The race for leadership in the digital world emphasizes who in the global arena is making the premier semiconductors, and the U.S. has been exerting a strong effort to restore computer chip manufacturing. Contractors engaged to build these tens-of-billion-dollar plants have learned about ‘clean rooms’ – i.e., confined interiors with no airborne contaminants. Whereas resource and utility projects used to account for the largest total dollar construction projects, they’ve been supplanted by some of these other high-tech undertakings.
Speaking of which, the Internet and the ease of shopping online have completely overturned product delivery systems, pumping up the importance of giant fulfilment and distribution facilities. The enormous box-like nature of these structures may not be that dissimilar to the warehouses of the past. Still, their need to accommodate interior robotics and the vast arrays of cargo portals at shipping bays is unmatched.
There’s a thread related to logistics, a topic area that has taken on considerably more importance in the past decade or so. A consensus acknowledges that the best economies deliver goods and people faster, safer, cheaper, and greener. One initiative garnering a lot more attention is high-speed rail, especially given its successful deployment in Europe, Japan, and China.
China has upgraded the ‘bullet’ train concept to magnetic levitation or ‘maglev’ airplane-like speeds. The dearth of such projects in the U.S. will soon be overcome in at least one of several locations ‒ Texas, California, and/or along the Atlantic coastline. And prototype hyperloops have leapt from the pages of science fiction into reality.
The U.S. construction industry was previously lifted by greenfield manufacturing and resource projects. Some of that work, such as pulp mills and coal mines, has receded into memory, but other such activity has morphed in another direction. Car, truck, and parts plants still account for voluminous capital spending. Still, battery plants ‒ mainly for vehicles, but also for all manner of tools and accessories ‒ loom large on the construction scene.
Many of the new sources of construction demand have an energy bent. At the forefront of additional electricity generation in the U.S. in most recent times have been the two renewables, solar and wind power, with the growth of the former outpacing the latter and being more suitable for small-scale applications, such as rooftop panels. The advancement of clean power solutions that depend on the vagaries of sunlight and brisk breezes is being immeasurably assisted by the coincident appearance of utility-sized (i.e., in the sense of many megawatts) battery storage units.

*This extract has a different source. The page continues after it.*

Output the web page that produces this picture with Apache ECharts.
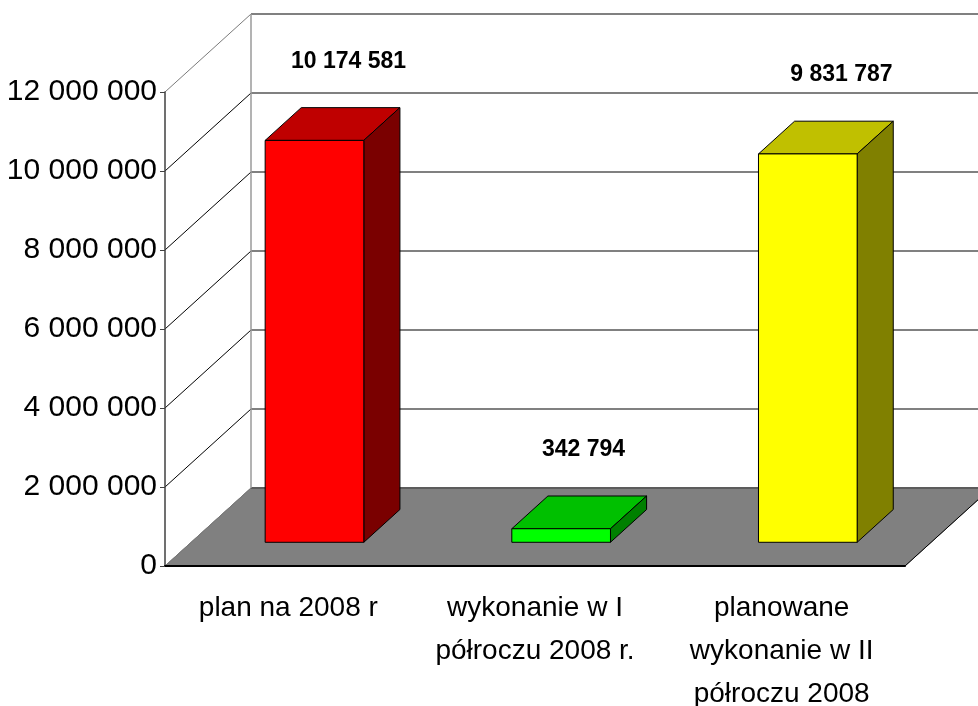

If nuclear power is what you would like to see, know that there is a likely next wave coming in other countries of what are being termed small modular reactors (SMRs), which require sophisticated prefabrication engineering skills. China and Russia have been the leaders in this area, with Russia even operating a floating SMR off its far northeastern shoreline. The U.S. and Canada are getting into the game with projects underway or planned in Wyoming and Ontario.
Nor have investors in some traditional fossil fuel areas (e.g., refineries and petrochemicals) thrown in the towel, believing that accompanying carbon capture, utilization, and storage (CCUS) projects will move their operations to the acceptable side of the CO2-reduction scale.
There’s also a sidebar that points to the building up of hydrogen and ammonia production capacity, since both are cleaner feedstocks in heating processes than oil or natural gas.
Finally, there’s demand for a new type of structure category of construction that is in its infancy, but perhaps to satisfy the adventurous nature of all humanity, which has unlimited possibilities. Have you guessed where I’m going with this? To the stars, my dear reader, to the stars! And, of course, I mean the compelling need for space stations as Earth-based planetary and interstellar launch sites.